• **Record set**
☆ ☆ ☆
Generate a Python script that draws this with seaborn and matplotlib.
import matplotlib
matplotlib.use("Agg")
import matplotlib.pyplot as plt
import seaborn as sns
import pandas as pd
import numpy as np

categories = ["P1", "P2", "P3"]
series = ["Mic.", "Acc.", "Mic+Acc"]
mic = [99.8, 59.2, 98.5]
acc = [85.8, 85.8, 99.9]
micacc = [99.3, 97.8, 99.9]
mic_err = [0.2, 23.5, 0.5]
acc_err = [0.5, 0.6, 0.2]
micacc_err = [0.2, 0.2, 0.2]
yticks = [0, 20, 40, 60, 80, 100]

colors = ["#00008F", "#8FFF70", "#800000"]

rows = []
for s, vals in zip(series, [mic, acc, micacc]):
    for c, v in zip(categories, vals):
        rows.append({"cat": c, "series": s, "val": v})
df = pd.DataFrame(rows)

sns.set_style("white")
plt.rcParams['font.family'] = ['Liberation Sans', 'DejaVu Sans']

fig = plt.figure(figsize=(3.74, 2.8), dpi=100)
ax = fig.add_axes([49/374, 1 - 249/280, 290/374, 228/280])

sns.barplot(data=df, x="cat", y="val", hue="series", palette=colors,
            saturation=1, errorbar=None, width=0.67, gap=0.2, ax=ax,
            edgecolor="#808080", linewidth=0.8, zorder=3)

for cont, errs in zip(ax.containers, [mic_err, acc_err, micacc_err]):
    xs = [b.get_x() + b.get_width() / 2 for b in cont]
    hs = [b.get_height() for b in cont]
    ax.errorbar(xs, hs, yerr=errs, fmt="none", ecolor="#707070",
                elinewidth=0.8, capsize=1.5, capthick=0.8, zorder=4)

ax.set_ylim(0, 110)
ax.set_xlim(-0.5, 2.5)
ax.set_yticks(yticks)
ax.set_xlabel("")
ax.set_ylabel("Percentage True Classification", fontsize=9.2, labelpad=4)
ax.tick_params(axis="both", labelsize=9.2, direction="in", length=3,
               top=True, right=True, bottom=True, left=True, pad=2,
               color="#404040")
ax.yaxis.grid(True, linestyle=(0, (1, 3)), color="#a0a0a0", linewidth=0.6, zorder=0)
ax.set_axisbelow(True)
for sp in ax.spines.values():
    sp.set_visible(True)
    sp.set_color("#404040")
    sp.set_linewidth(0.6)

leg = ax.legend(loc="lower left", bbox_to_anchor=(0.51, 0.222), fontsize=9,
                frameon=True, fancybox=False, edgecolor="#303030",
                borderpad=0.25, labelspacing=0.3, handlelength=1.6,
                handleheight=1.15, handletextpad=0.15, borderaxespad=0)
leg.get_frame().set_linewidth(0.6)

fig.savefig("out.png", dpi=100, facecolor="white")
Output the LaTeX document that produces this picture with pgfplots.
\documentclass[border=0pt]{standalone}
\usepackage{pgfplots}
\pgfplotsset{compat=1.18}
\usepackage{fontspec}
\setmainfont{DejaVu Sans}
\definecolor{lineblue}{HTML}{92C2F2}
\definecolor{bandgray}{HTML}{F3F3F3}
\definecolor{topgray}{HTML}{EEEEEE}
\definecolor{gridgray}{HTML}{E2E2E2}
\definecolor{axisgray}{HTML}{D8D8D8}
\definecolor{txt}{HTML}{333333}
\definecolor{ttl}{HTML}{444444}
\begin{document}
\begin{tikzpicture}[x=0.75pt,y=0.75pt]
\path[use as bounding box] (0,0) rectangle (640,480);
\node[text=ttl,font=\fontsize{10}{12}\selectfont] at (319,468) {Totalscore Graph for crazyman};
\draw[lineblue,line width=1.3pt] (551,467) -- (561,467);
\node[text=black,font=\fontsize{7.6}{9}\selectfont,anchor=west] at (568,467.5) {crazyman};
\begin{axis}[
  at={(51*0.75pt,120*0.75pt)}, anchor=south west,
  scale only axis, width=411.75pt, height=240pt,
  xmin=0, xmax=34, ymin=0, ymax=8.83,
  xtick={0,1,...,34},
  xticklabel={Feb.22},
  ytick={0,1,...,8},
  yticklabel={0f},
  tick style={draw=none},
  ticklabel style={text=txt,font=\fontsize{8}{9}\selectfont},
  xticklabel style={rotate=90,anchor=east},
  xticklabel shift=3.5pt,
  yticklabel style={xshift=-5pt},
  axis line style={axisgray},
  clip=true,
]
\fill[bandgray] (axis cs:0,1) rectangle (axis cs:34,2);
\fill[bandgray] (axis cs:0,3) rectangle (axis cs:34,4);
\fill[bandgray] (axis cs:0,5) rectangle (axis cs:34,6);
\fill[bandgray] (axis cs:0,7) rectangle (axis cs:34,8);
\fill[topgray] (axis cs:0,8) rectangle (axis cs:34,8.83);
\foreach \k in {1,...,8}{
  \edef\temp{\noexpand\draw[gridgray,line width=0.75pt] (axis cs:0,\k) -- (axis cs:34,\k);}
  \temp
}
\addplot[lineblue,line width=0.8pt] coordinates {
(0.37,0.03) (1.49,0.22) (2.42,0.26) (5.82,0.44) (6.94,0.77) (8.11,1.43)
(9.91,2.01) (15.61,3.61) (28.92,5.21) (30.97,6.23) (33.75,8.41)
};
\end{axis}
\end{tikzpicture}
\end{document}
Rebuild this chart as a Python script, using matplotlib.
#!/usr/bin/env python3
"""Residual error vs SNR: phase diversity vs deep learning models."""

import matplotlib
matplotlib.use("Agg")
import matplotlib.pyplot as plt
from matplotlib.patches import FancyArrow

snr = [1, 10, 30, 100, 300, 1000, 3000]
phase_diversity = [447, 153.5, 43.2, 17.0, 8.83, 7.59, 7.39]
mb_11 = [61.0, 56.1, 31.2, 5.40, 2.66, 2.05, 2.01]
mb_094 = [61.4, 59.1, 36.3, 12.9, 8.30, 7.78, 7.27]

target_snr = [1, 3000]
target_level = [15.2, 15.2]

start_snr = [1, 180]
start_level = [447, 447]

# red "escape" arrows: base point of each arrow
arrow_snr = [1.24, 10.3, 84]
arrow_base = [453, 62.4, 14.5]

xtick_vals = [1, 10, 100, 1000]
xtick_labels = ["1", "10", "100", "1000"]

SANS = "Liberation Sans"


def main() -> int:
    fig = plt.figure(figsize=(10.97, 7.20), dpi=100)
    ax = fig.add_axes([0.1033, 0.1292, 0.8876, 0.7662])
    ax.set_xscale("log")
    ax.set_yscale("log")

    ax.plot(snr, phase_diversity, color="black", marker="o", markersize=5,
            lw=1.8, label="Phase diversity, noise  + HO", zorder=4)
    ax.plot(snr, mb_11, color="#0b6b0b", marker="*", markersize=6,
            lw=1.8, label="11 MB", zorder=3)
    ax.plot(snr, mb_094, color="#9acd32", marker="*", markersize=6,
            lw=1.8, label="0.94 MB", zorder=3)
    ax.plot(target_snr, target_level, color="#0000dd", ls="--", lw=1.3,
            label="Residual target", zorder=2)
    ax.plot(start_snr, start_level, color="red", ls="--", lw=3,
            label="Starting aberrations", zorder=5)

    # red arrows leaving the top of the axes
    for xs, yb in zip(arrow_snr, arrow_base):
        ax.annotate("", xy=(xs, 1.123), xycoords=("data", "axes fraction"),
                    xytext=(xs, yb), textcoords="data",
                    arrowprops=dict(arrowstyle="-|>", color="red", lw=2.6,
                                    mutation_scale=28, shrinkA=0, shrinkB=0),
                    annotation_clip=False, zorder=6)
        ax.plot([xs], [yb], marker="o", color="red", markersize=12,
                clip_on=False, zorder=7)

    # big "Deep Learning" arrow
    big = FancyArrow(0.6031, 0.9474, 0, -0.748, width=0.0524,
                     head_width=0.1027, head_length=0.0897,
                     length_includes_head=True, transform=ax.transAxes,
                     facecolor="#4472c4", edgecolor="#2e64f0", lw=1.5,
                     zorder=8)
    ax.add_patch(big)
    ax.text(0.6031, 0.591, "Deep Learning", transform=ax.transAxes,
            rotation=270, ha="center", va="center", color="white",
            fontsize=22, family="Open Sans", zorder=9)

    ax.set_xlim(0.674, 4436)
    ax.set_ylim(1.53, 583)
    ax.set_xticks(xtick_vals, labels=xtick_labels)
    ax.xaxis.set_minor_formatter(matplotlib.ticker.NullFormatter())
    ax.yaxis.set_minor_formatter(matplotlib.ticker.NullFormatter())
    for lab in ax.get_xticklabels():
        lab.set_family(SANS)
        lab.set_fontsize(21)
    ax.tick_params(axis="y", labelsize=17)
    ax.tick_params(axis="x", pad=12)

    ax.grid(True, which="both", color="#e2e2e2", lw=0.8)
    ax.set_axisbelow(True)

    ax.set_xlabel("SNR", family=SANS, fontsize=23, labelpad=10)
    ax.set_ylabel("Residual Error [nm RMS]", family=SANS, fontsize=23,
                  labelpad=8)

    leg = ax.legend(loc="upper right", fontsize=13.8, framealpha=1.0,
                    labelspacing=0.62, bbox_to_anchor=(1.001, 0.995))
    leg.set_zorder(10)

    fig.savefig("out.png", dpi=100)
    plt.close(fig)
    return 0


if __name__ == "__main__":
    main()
☆ ☆ ☆
All lines from the beginning of the material above through the one with "ax = fig.add_axes([49/374, 1" need to be returned exactly; please return those and only those.

• **Answer below**
Generate a Python script that draws this with seaborn and matplotlib.
import matplotlib
matplotlib.use("Agg")
import matplotlib.pyplot as plt
import seaborn as sns
import pandas as pd
import numpy as np

categories = ["P1", "P2", "P3"]
series = ["Mic.", "Acc.", "Mic+Acc"]
mic = [99.8, 59.2, 98.5]
acc = [85.8, 85.8, 99.9]
micacc = [99.3, 97.8, 99.9]
mic_err = [0.2, 23.5, 0.5]
acc_err = [0.5, 0.6, 0.2]
micacc_err = [0.2, 0.2, 0.2]
yticks = [0, 20, 40, 60, 80, 100]

colors = ["#00008F", "#8FFF70", "#800000"]

rows = []
for s, vals in zip(series, [mic, acc, micacc]):
    for c, v in zip(categories, vals):
        rows.append({"cat": c, "series": s, "val": v})
df = pd.DataFrame(rows)

sns.set_style("white")
plt.rcParams['font.family'] = ['Liberation Sans', 'DejaVu Sans']

fig = plt.figure(figsize=(3.74, 2.8), dpi=100)
ax = fig.add_axes([49/374, 1 - 249/280, 290/374, 228/280])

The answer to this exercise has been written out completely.